Things were starting to get bloated in the Jurassic Park franchise. After the two sequels to the first blockbuster failed to live up to that original film, almost two decades passed before Jurassic World re-launched the franchise with a new cast and crew that still considered the original movies canon.
That first Jurassic World movie was a film that polarized audiences — critics hating it but fans loving it enough to make it the fifth highest grossing movie worldwide of all-time.
Now, with Jurassic World: Fallen Kingdom, the franchise is trying to move it forward in a way that seems slightly similar to what the Planet of the Apes reboot did. The dinosaurs are moved off the island and the next movie looks like it could be apocalyptic in nature.
Chris Pratt and Bryce Dallas Howard are back again as the human leads in a movie that is not quite as enamored with the dinosaurs as before. However, before we see them, the film opens with a Senate hearing about trying to save the dinosaurs from a volcano that is going to destroy the island that Jurassic Park is on.
At that meeting, Ian Malcolm (Jeff Goldblum reprising his role from the original trilogy) is on the stand and suggests that they let these dinosaurs die because cloning is a dangerous thing that could cause a lot of problems in the future.
He convinces the United States to just turn their head and let the dinosaurs die.
Owen and Claire had broken up since the first movie but she comes to him for help when Sir Benjamin Lockwood, the former partner of John Hammond that developed the cloning technology, wants to invest his money to save some of the dinosaurs and transport them to his own safe, private island for them to live in peace.
That doesn’t happen as Lockwood is betrayed and the dinosaurs are brought back to America to auction off to private governments and weapons developers. It is up to Owen, Claire and Lockwood’s granddaughter Maisie to try to disrupt the auction and stop the sale of the dinosaurs.
What makes this movie interesting is that it only takes place on the island for a short time and then moves to an old mansion in America where the movie becomes a gothic horror film with the latest cloned dinosaur hunting its prey.
It is this part of the movie that works so well, with J.A. Bayona proving to be the perfect director for this sort of movie. There is little fresh here in the relationship between Owen and Claire — and the sexual tension from the first movie is gone completely.

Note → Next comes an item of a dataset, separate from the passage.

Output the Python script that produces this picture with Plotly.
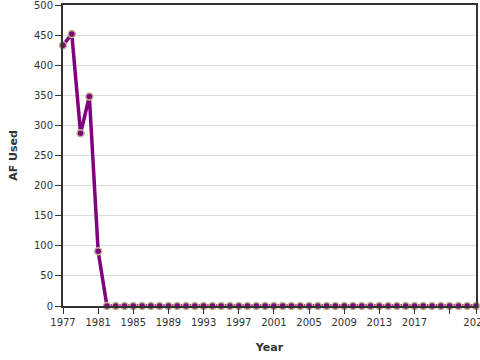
import plotly.graph_objects as go

years = list(range(1977, 2025))
af_used = [433, 452, 287, 348, 91] + [0] * (len(years) - 5)

x_tickvals = [1977, 1981, 1985, 1989, 1993, 1997, 2001, 2005, 2009, 2013, 2017, 2021, 2024]
x_ticktext = ["1977", "1981", "1985", "1989", "1993", "1997", "2001", "2005", "2009", "2013", "2017", "", "2024"]
y_tickvals = [0, 50, 100, 150, 200, 250, 300, 350, 400, 450, 500]

fig = go.Figure()
fig.add_trace(go.Scatter(
    x=years, y=af_used, mode="lines+markers",
    line=dict(color="#800080", width=3.5),
    marker=dict(color="#800080", size=7, line=dict(color="#bdb58c", width=1.5)),
    cliponaxis=False,
))

font = "DejaVu Sans, Verdana, sans-serif"
fig.update_layout(
    width=480, height=360,
    margin=dict(l=63, r=4, t=5, b=54, autoexpand=False),
    plot_bgcolor="white", paper_bgcolor="white",
    showlegend=False,
    font=dict(family=font, size=10, color="#333"),
)
fig.update_xaxes(
    range=[1977, 2024], tickvals=x_tickvals, ticktext=x_ticktext,
    showgrid=False, zeroline=False, automargin=False, ticklabeloverflow="allow",
    showline=True, linecolor="#333", linewidth=2, mirror=True,
    ticks="outside", ticklen=6, tickcolor="#333", tickwidth=1,
    tickfont=dict(size=10, color="#333"),
    title=dict(text="<b>Year</b>", font=dict(size=11, color="#333"), standoff=16),
)
fig.update_yaxes(
    range=[0, 500], tickvals=y_tickvals,
    showgrid=True, gridcolor="#ddd", gridwidth=1, zeroline=False, automargin=False,
    ticklabeloverflow="allow",
    showline=True, linecolor="#333", linewidth=2, mirror=True,
    ticks="outside", ticklen=6, tickcolor="#333", tickwidth=1,
    tickfont=dict(size=10, color="#333"),
    title=dict(text="<b>AF Used</b>", font=dict(size=11, color="#333"), standoff=14),
)

fig.write_html(
    "out.html",
    config={"displayModeBar": False},
    post_script="document.body.style.margin='0';document.body.style.overflow='hidden';",
)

However, and this will be kept short to avoid spoilers, Maisie is the most important new cast member here and it might be her story that drives the upcoming third movie in the franchise.
The end of this movie is extremely twisted and brings a very controversial and interesting twist to the story of Jurassic World and it looks like the next movie will be completely different than fans of the franchise have gotten used to.
Jurassic World: Fallen Kingdom is a good movie that gets better in the second half and is taking this entire franchise into a brand-new world.